Saturday, April 26, 2008

On Nation, Under God

It's a great country, isn't it?

I actually mean that, although sometimes what goes on makes you wonder. For instance, we have another example of what it's like living under theocratic rule. In Fort Riley, Kansas, a soldier has had to sue the Army because when he held a meeting for atheists and freethinkers, an officer attended, berated the atheists who organized the meeting, and threatened that they would not be promoted or even permitted to re-enlist:

Soldier Sues Army, Saying His Atheism Led to Threats

FORT RILEY, Kan. — When Specialist Jeremy Hall held a meeting last July for atheists and freethinkers at Camp Speicher in Iraq, he was excited, he said, to see an officer attending.

But minutes into the talk, the officer, Maj. Freddy J. Welborn, began to berate Specialist Hall and another soldier about atheism, Specialist Hall wrote in a sworn statement. “People like you are not holding up the Constitution and are going against what the founding fathers, who were Christians, wanted for America!” Major Welborn said, according to the statement.

Major Welborn told the soldiers he might bar them from re-enlistment and bring charges against them, according to the statement.

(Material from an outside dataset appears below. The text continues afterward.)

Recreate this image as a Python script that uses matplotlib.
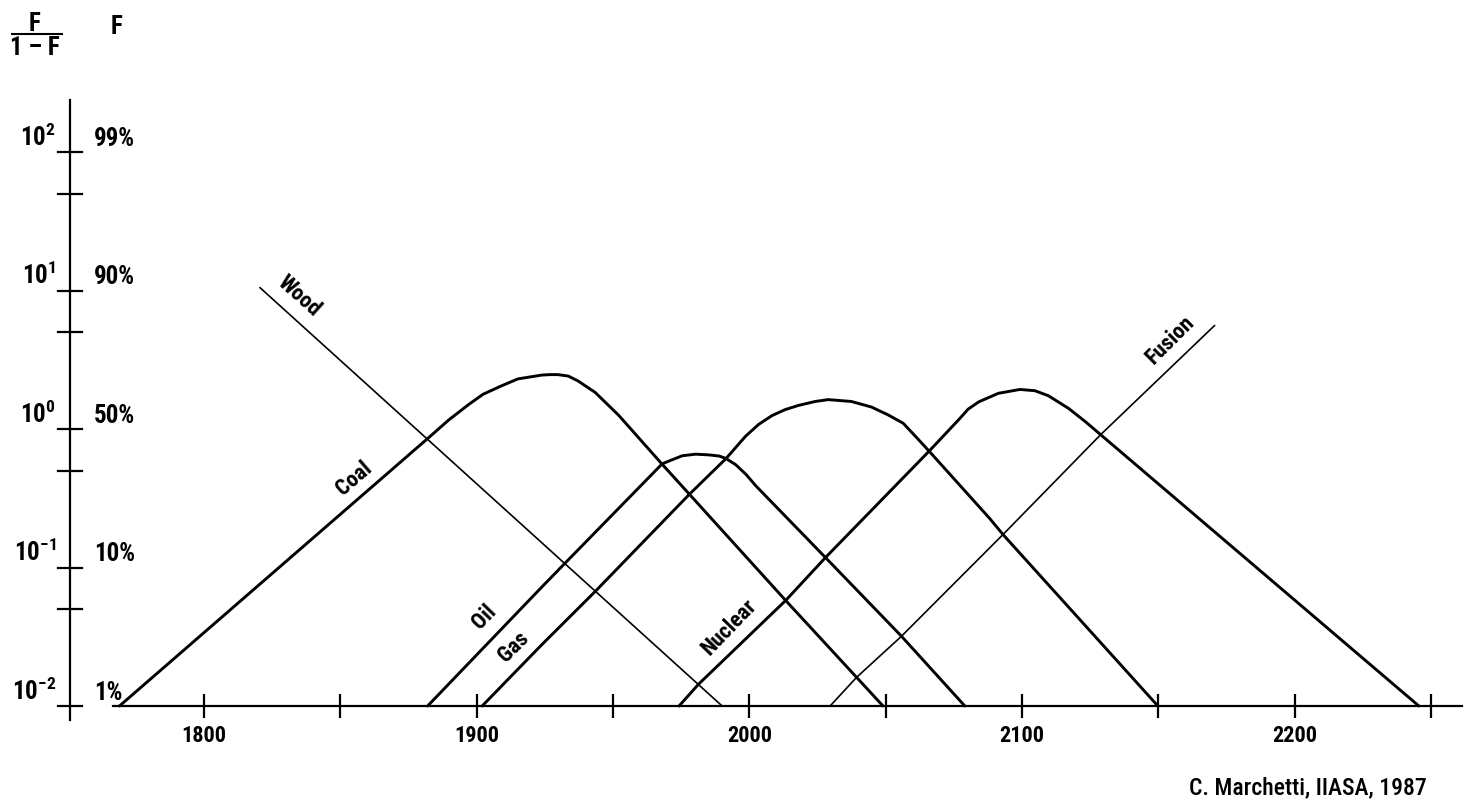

Now I'm pretty sure that to be an officer in the army you need to swear an oath to preserve, protect, and defend the Constitution of the United States. And, having taken two constitutional law classes while I was in law school, there is no question in my mind that freedom of religion is one of our fundamental rights. At a bare minimum, the First Amendment prohibits the government from forcing you to subscribe to a religion, any religion. We've seen it at the Air Force Academy, but fortunately there is an organization dedicated to standing up to the rights of atheists in the military.

And maybe, just maybe, this brave soldier will win his case.


Blogger Chris said...

"I, _____ (SSAN), having been appointed an officer in the Army of the United States, as indicated above in the grade of _____ do solemnly swear (or affirm) that I will support and defend the Constitution of the United States against all enemies, foreign or domestic, that I will bear true faith and allegiance to the same; that I take this obligation freely, without any mental reservations or purpose of evasion; and that I will well and faithfully discharge the duties of the office upon which I am about to enter; So help me God." (DA Form 71, 1 August 1959, for officers.)